Lalu, ada juga aplikasi yang mempertemukan para pemilik mobil pribadi dengan
calon konsumen angkutan darat. Namanya Lyft. Hadirnya aplikasi ini membuat
bisnis taksi tersaingi. Begitulah, kita tak bisa membendung teknologi. Ia akan
hadir untuk menghancurkan bisnis-bisnis yang sudah mapan—yang tak bisa
beradaptasi dengan perubahan.
Persis kata Charles Darwin, "Bukan yang
terkuat yang akan bertahan, tetapi yang mampu beradaptasi dengan
perubahan". Maka, kita harus berdamai dengan perubahan. Bagaimana caranya?
Di luar negeri, para pengelola chain hotel berdamai dengan kompetitornya, para
pemilik rumah yang siap disewakan melalui jasa www.airbnb.com.
Caranya, mereka menjadi pengelola dari rumah-rumah yang bakal disewakan
tersebut sehingga ruangan dan layanannya memiliki standar a la hotel.

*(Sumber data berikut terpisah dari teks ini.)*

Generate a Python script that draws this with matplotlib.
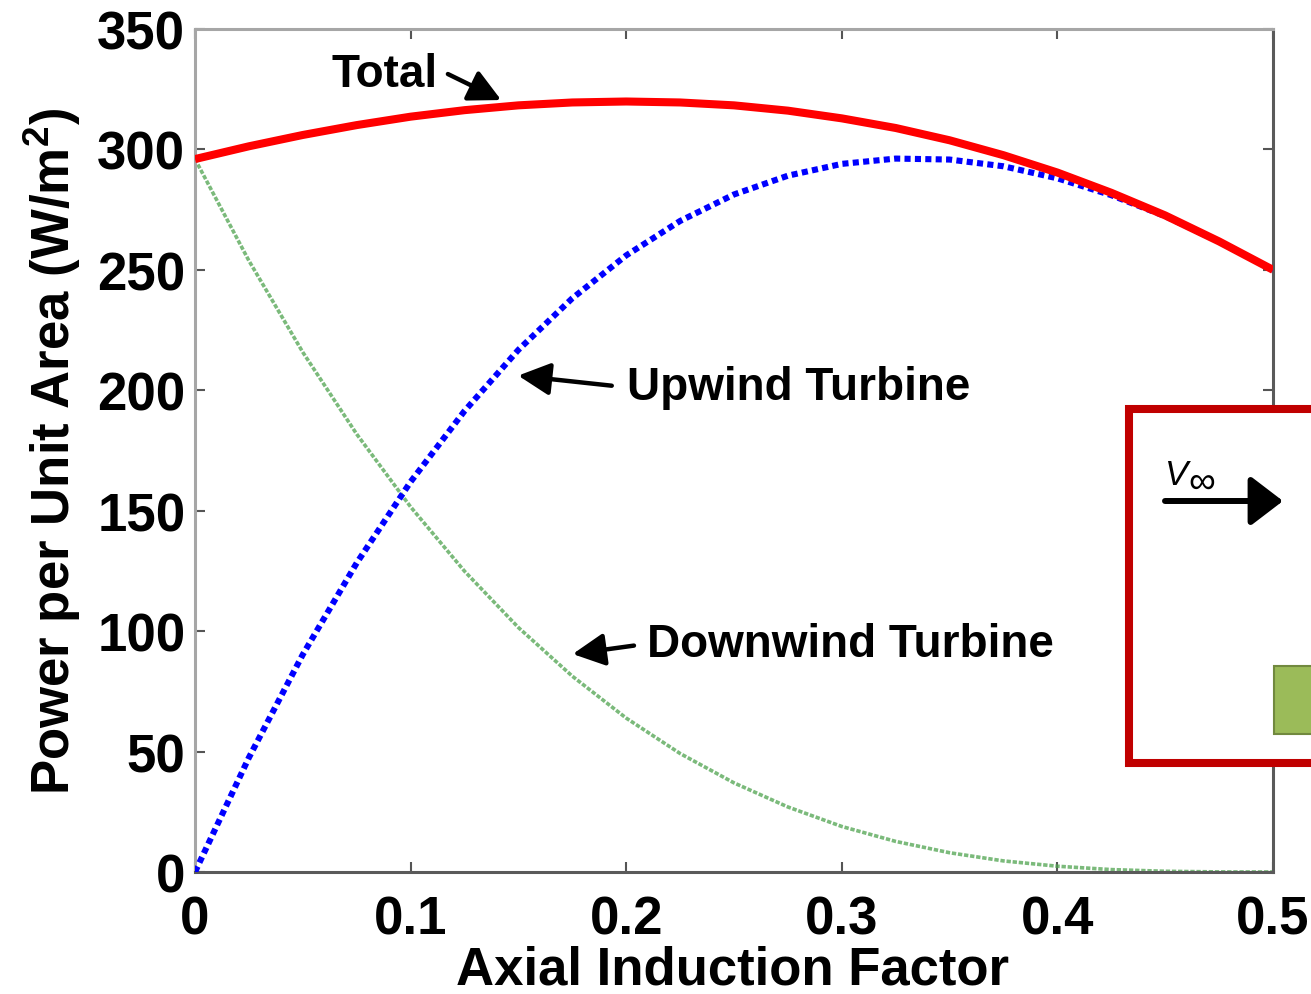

Belum lama ini saya menikmatinya di sebuah desa di
Spanyol Selatan, dan saya puas. Kasus serupa menimpa Lego, perusahaan mainan
anak, yang terancam bangkrut pada awal 1990-an. Hadirnya video games membuat
anak-anak kita tak berminat lagi dengan batu bata mainan buatan Lego. Namun,
perusahaan itu mampu bangkit lagi dengan mengandalkan inovasi dari orang-orang
di luar perusahaan, atau crowd sourcing.
Mereka semua belajar dari model bisnis Kick Starter
yang fenomenal. Lego tak melawan perubahan, tetapi berdamai. Saya tidak punya
resep khusus bagaimana caranya setiap perusahaan mesti menghadapi perubahan.
Intinya jangan menentang. Berdamailah dengan perubahan.
Demikian juga pesan saya kepada bapak Presiden,
Menteri Perhubungan, Gubernur DKI, dan Menteri Kominfo. Kita butuh cara baru
yang berdamai dengan perubahan. Maka, kita semua akan selamat.